Text of the Assembly Members (Reduction of Numbers) Act (Northern Ireland) 2016 as in force today (including any amendments) within the United Kingdom, from legislation.gov.uk.

= Assembly Members (Reduction of Numbers) Act (Northern Ireland) 2016 =

The Assembly Members (Reduction of Numbers) Act (Northern Ireland) 2016 (c. 29 (N.I.)) is a 2016 act of the Northern Ireland Assembly. It provided for a reduction of Members of the Legislative Assembly (MLAs) in the Assembly from 108 to 90 for the first election following the 2016 Northern Ireland Assembly election. MLAs are elected by single transferable vote (STV), with each of Northern Ireland's 18 Westminster constituencies being used to elect multiple MLAs (six before this act and five from 2017).

==History==
The Northern Ireland Act 1998, passed by the Parliament of the United Kingdom following the Good Friday Agreement, established the Northern Ireland Assembly and declared that each Assembly constituency would elect six members. In 2014, during consideration of the Northern Ireland (Miscellaneous Provisions) Act 2014, the House of Lords added an amendment to the bill to reduce the number of MLAs based upon popular opinion in Northern Ireland that the Northern Ireland Assembly was too large.

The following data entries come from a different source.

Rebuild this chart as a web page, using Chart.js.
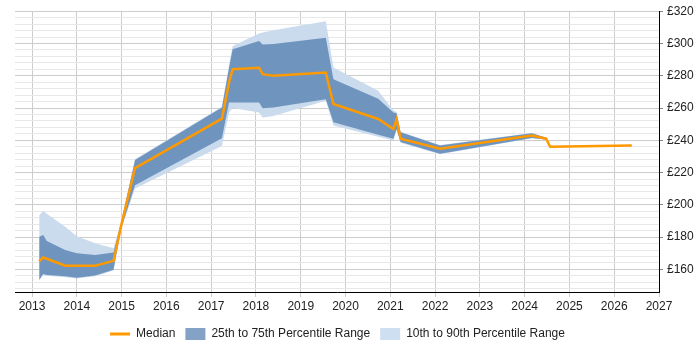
<!DOCTYPE html>
<html><head><meta charset="utf-8">
<script src="https://cdn.jsdelivr.net/npm/chart.js@4.4.0/dist/chart.umd.min.js"></script>
<style>html,body{margin:0;padding:0;background:#fff;}#wrap{width:700px;height:350px;}</style>
</head><body><div id="wrap"><canvas id="c" width="700" height="350"></canvas></div>
<script>
const dates  = [2013.16, 2013.25, 2013.33, 2013.74, 2014.00, 2014.41, 2014.82, 2014.99, 2015.30, 2017.24, 2017.40, 2017.48, 2018.07, 2018.15, 2018.39, 2019.56, 2019.73, 2020.73, 2021.07, 2021.14, 2021.23, 2022.11, 2024.16, 2024.48, 2024.57, 2026.39];
const median = [165.0, 167.4, 166.6, 162.3, 162.3, 162.3, 165.3, 187.0, 222.8, 253.4, 276.0, 284.0, 285.0, 281.0, 280.0, 282.0, 262.5, 253.2, 247.0, 253.0, 241.0, 234.8, 243.0, 241.0, 236.0, 236.8];
const p75    = [180.3, 181.3, 177.6, 172.1, 170.0, 169.0, 170.5, 189.0, 227.8, 260.4, 285.0, 296.4, 301.5, 299.4, 299.6, 303.5, 277.9, 265.8, 257.3, 256.7, 245.0, 236.8, 244.4, 241.6, 236.3, 237.1];
const p25    = [153.6, 157.1, 156.5, 155.7, 154.8, 156.3, 159.8, 185.5, 212.2, 241.3, 263.5, 263.5, 263.5, 259.8, 260.3, 265.5, 251.2, 243.5, 240.9, 247.0, 238.9, 231.6, 241.5, 240.5, 235.7, 236.5];
const p90    = [193.6, 196.2, 194.5, 186.5, 180.5, 176.2, 173.1, 189.5, 228.2, 260.8, 287.0, 298.4, 306.2, 306.8, 308.2, 313.8, 285.1, 270.7, 258.5, 257.5, 245.3, 237.1, 244.6, 241.8, 236.4, 237.2];
const p10    = [153.0, 156.5, 156.0, 155.2, 154.4, 155.8, 159.3, 184.5, 210.1, 236.4, 257.3, 260.0, 257.3, 254.2, 255.0, 264.5, 249.1, 242.2, 239.9, 246.5, 238.5, 231.3, 241.3, 240.3, 235.6, 236.4];
const xTickYears = [2013, 2014, 2015, 2016, 2017, 2018, 2019, 2020, 2021, 2022, 2023, 2024, 2025, 2026, 2027];
const yLabelValues = [160, 180, 200, 220, 240, 260, 280, 300, 320];
const yGridValues = [148, 152, 156, 160, 164, 168, 172, 176, 180, 184, 188, 192, 196, 200, 204, 208, 212, 216, 220, 224, 228, 232, 236, 240, 244, 248, 252, 256, 260, 264, 268, 272, 276, 280, 284, 288, 292, 296, 300, 304, 308, 312, 316, 320];
const seriesNames = ['Median', '25th to 75th Percentile Range', '10th to 90th Percentile Range'];

const pts = arr => arr.map((v, i) => ({x: dates[i], y: v}));
const C_MED = '#ff9900', C_DARK = '#6f95bf', C_LIGHT = '#cadbee';
const L_DARK = '#84a2c6', L_LIGHT = '#cddff0';

const shiftLegend = {
  id: 'shiftLegend',
  afterLayout(chart) {
    const lg = chart.legend;
    if (lg) { lg.left -= 20; lg.right -= 20; }
  }
};

new Chart(document.getElementById('c'), {
  type: 'line',
  plugins: [shiftLegend],
  data: {
    datasets: [
      {label: seriesNames[0], data: pts(median), borderColor: C_MED, borderWidth: 2.5, pointRadius: 0, fill: false, tension: 0},
      {label: seriesNames[1], data: pts(p75), borderWidth: 0, borderColor: 'rgba(0,0,0,0)', backgroundColor: C_DARK, pointRadius: 0, fill: '+1', tension: 0},
      {label: 'p25', data: pts(p25), borderWidth: 0, borderColor: 'rgba(0,0,0,0)', pointRadius: 0, fill: false, tension: 0},
      {label: seriesNames[2], data: pts(p90), borderWidth: 0, borderColor: 'rgba(0,0,0,0)', backgroundColor: C_LIGHT, pointRadius: 0, fill: '+1', tension: 0},
      {label: 'p10', data: pts(p10), borderWidth: 0, borderColor: 'rgba(0,0,0,0)', pointRadius: 0, fill: false, tension: 0}
    ]
  },
  options: {
    responsive: false,
    animation: false,
    devicePixelRatio: 1,
    layout: {padding: {left: 15, right: 0, top: 3, bottom: 0}},
    plugins: {
      tooltip: {enabled: false},
      legend: {
        position: 'bottom',
        labels: {
          usePointStyle: true, pointStyleWidth: 20, boxHeight: 12, padding: 10,
          color: '#222', font: {family: 'Liberation Sans, Arial, sans-serif', size: 12},
          generateLabels: () => [
            {text: seriesNames[0], pointStyle: 'line', strokeStyle: C_MED, fillStyle: C_MED, lineWidth: 3, datasetIndex: 0, fontColor: '#222'},
            {text: seriesNames[1], pointStyle: 'rect', strokeStyle: L_DARK, fillStyle: L_DARK, lineWidth: 0, datasetIndex: 1, fontColor: '#222'},
            {text: seriesNames[2], pointStyle: 'rect', strokeStyle: L_LIGHT, fillStyle: L_LIGHT, lineWidth: 0, datasetIndex: 3, fontColor: '#222'}
          ]
        }
      }
    },
    scales: {
      x: {
        type: 'linear', min: 2012.62, max: 2027,
        afterBuildTicks: s => { s.ticks = xTickYears.map(v => ({value: v})); },
        afterFit: s => { s.height = 26; },
        ticks: {autoSkip: false, maxRotation: 0, padding: 2, color: '#222', font: {family: 'Liberation Sans, Arial, sans-serif', size: 12}, callback: v => String(v)},
        grid: {color: '#cccccc', tickLength: 5, lineWidth: 1},
        border: {color: '#000', width: 1}
      },
      y: {
        type: 'linear', position: 'right', min: 146, max: 320,
        afterBuildTicks: s => { s.ticks = yGridValues.map(v => ({value: v})); },
        afterFit: s => { s.width = 41; },
        ticks: {autoSkip: false, padding: 4, color: '#222', font: {family: 'Liberation Sans, Arial, sans-serif', size: 12},
          callback: v => yLabelValues.includes(v) ? '£' + v : ''},
        grid: {
          color: c => (c.tick && c.tick.value % 20 === 0) ? '#cccccc' : '#e8e8e8',
          tickColor: c => (c.tick && c.tick.value % 20 === 0) ? '#888' : 'rgba(0,0,0,0)',
          tickLength: 4, lineWidth: 1
        },
        border: {color: '#000', width: 1}
      }
    }
  }
});
</script></body></html>
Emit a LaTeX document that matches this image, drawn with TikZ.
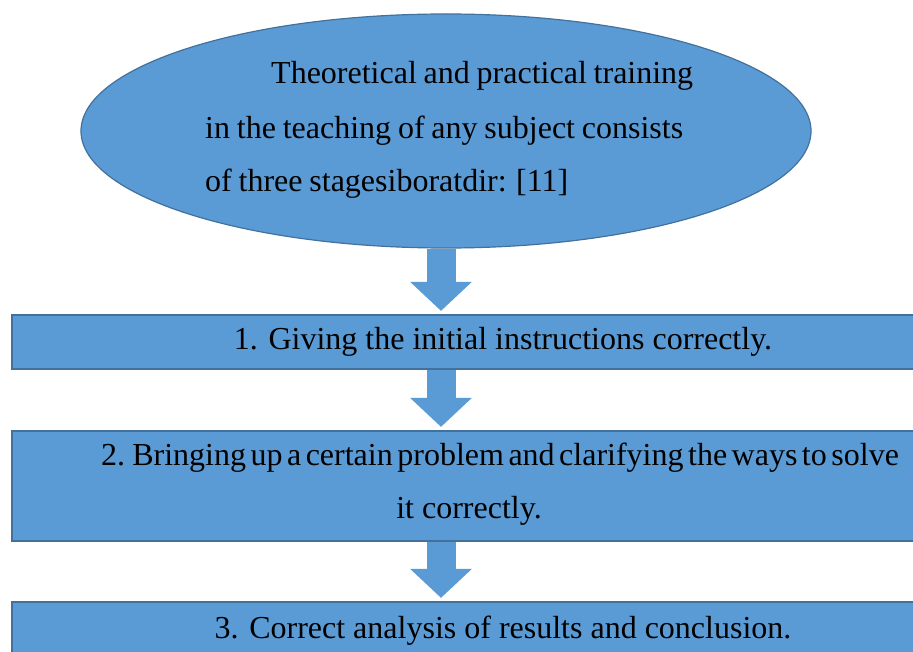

The Secretary of State for Northern Ireland in the House of Commons supported the amendment that provided the Assembly the power to vote to reduce itself in size providing there was sufficient cross-community support. The Democratic Unionist Party supported this and circulated a white paper proposing a reduction in MLAs and fewer departments in the Northern Ireland Executive. The deputy First Minister, Martin McGuinness supported the proposal after Sinn Féin had initially opposed the reduction.

== Passage ==
In 2015 the bill was introduced into the Northern Ireland Assembly by the Alliance Party's Stewart Dickson. It provided that the number of members elected in each of the 18 constituencies would be reduced from six to five. The bill was passed unanimously with no dissenting votes. Royal assent was granted by Queen Elizabeth II on 22 July 2016 with the intention that the bill would come into force at the next election for the Northern Ireland Assembly.

In 2017, McGuinness resigned as deputy First Minister because of Arlene Foster's decision to reject Sinn Féin's calls that she step down as First Minister, following the Renewable Heat Incentive scandal. Sinn Féin refused to nominate a successor, which caused the Northern Ireland Executive to collapse due to requiring cross-community support. Because of the collapse of the Executive, the Secretary of State for Northern Ireland, James Brokenshire, was obliged to dissolve the Assembly under the Northern Ireland Act 1998 and called a snap election to be held on 2 March 2017. As a result, the implementation of the act was brought forward. This meant the 2017 Assembly election would be the first held under the Assembly Members (Reduction of Numbers) Act (Northern Ireland) 2016, with 90 MLAs being returned instead of 108.